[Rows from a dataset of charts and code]
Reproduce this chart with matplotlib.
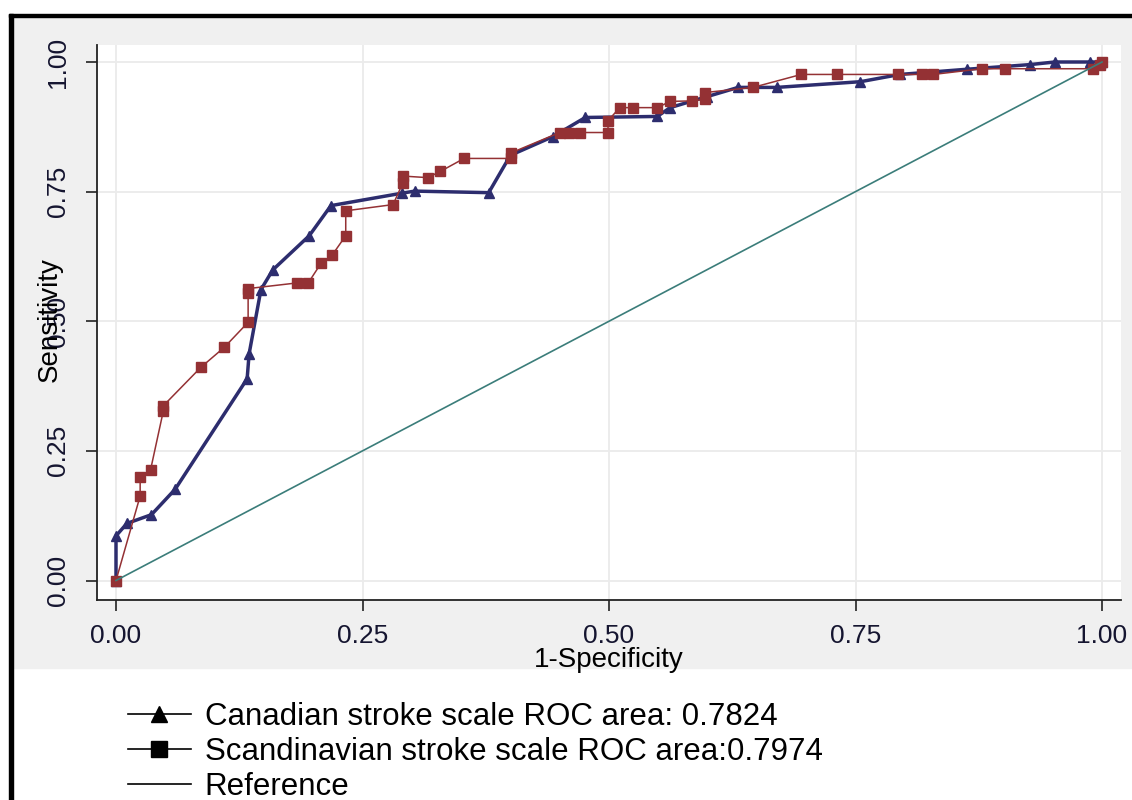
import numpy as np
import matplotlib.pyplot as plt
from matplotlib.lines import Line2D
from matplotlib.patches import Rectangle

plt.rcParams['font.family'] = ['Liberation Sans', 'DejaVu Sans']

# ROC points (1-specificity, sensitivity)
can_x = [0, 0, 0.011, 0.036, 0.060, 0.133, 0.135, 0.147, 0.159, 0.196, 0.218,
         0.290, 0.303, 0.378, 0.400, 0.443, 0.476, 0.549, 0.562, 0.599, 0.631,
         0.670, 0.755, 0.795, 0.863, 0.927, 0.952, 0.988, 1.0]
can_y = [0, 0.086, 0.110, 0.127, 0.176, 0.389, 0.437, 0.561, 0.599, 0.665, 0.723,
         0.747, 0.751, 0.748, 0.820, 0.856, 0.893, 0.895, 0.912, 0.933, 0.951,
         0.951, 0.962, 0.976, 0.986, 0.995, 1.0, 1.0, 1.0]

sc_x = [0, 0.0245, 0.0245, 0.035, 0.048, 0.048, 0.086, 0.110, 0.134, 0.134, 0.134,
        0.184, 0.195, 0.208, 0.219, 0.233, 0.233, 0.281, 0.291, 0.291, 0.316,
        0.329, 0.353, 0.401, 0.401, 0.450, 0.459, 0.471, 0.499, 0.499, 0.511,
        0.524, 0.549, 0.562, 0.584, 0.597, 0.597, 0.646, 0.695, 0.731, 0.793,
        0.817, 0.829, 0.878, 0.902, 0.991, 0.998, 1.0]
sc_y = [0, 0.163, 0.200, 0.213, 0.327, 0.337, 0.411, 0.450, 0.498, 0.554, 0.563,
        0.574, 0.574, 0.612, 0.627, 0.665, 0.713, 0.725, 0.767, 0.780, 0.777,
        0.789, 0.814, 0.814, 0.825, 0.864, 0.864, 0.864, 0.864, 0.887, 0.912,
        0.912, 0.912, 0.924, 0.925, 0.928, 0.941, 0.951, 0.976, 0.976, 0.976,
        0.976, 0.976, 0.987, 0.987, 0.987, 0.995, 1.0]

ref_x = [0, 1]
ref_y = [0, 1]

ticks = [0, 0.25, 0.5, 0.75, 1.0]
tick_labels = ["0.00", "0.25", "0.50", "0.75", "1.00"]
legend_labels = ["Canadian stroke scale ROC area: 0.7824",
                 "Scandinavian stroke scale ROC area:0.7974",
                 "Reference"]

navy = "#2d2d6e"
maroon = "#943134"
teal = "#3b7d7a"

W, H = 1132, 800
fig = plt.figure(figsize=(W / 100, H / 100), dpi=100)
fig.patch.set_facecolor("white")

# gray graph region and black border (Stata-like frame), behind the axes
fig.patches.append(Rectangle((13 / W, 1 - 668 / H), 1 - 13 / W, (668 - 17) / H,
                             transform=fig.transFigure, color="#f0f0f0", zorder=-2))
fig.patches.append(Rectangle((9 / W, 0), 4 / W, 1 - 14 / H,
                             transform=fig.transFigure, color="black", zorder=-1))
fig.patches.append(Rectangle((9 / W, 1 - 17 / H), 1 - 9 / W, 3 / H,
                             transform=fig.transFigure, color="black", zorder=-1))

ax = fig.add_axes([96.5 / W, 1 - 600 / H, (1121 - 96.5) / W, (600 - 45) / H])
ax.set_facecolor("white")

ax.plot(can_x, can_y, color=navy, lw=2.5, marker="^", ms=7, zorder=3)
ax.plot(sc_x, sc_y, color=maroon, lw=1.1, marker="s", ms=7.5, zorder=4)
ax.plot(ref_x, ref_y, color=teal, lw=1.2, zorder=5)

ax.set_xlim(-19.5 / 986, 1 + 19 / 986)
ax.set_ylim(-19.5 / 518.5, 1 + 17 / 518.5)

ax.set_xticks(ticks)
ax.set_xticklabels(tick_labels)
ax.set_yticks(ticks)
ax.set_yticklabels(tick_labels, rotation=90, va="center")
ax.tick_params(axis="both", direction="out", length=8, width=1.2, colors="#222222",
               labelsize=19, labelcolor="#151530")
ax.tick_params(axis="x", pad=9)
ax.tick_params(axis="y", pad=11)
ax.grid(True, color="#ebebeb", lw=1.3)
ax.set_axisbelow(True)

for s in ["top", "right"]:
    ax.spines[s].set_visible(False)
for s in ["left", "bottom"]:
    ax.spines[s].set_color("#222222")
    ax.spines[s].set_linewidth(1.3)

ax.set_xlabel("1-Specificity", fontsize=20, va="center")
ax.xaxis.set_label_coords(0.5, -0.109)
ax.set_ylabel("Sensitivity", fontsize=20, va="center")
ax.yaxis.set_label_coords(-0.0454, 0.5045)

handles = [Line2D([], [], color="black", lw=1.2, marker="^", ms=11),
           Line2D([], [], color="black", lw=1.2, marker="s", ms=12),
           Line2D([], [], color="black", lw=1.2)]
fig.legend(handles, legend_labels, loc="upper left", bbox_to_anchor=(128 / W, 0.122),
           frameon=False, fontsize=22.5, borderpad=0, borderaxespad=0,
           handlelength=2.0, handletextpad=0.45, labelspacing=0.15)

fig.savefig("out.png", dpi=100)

--

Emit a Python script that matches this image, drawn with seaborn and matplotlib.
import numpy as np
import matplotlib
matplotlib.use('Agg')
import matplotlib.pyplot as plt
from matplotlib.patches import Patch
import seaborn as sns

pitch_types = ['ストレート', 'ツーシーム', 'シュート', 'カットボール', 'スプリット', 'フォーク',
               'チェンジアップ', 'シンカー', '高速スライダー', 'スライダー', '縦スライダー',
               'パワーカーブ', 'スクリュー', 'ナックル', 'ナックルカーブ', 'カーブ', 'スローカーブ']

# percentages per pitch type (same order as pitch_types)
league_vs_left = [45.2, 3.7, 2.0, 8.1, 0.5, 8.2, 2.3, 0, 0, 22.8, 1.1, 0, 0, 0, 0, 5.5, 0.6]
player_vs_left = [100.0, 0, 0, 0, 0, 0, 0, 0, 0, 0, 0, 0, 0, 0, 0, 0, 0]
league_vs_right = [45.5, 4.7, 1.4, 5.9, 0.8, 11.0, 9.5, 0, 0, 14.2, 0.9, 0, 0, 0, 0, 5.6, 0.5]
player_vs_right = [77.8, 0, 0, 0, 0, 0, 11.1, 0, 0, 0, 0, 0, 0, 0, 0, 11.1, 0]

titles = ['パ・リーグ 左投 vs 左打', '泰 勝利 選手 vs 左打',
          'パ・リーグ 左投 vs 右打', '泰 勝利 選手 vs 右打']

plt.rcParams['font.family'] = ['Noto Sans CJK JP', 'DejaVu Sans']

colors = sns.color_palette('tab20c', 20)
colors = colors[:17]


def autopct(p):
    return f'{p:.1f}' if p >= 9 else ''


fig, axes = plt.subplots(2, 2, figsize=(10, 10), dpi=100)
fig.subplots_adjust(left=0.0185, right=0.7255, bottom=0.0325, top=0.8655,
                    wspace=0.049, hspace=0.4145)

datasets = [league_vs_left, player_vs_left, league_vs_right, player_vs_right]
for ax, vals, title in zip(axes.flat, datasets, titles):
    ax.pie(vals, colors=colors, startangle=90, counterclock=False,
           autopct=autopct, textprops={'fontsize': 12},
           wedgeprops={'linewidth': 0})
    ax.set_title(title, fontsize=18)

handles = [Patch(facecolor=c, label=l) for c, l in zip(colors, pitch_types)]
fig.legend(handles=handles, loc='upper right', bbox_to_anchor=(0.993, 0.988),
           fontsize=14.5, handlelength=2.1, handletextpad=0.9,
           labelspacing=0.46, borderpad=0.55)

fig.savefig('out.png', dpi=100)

== Aim of the exercise ==
Extract the stretch of lines that begins at the line with "Reproduce this chart with matplotlib." and ends at the line with "plt.rcParams['font.family'] = ['Liberation", inclusive. Omit every picture.

== In response ==
Reproduce this chart with matplotlib.
import numpy as np
import matplotlib.pyplot as plt
from matplotlib.lines import Line2D
from matplotlib.patches import Rectangle

plt.rcParams['font.family'] = ['Liberation Sans', 'DejaVu Sans']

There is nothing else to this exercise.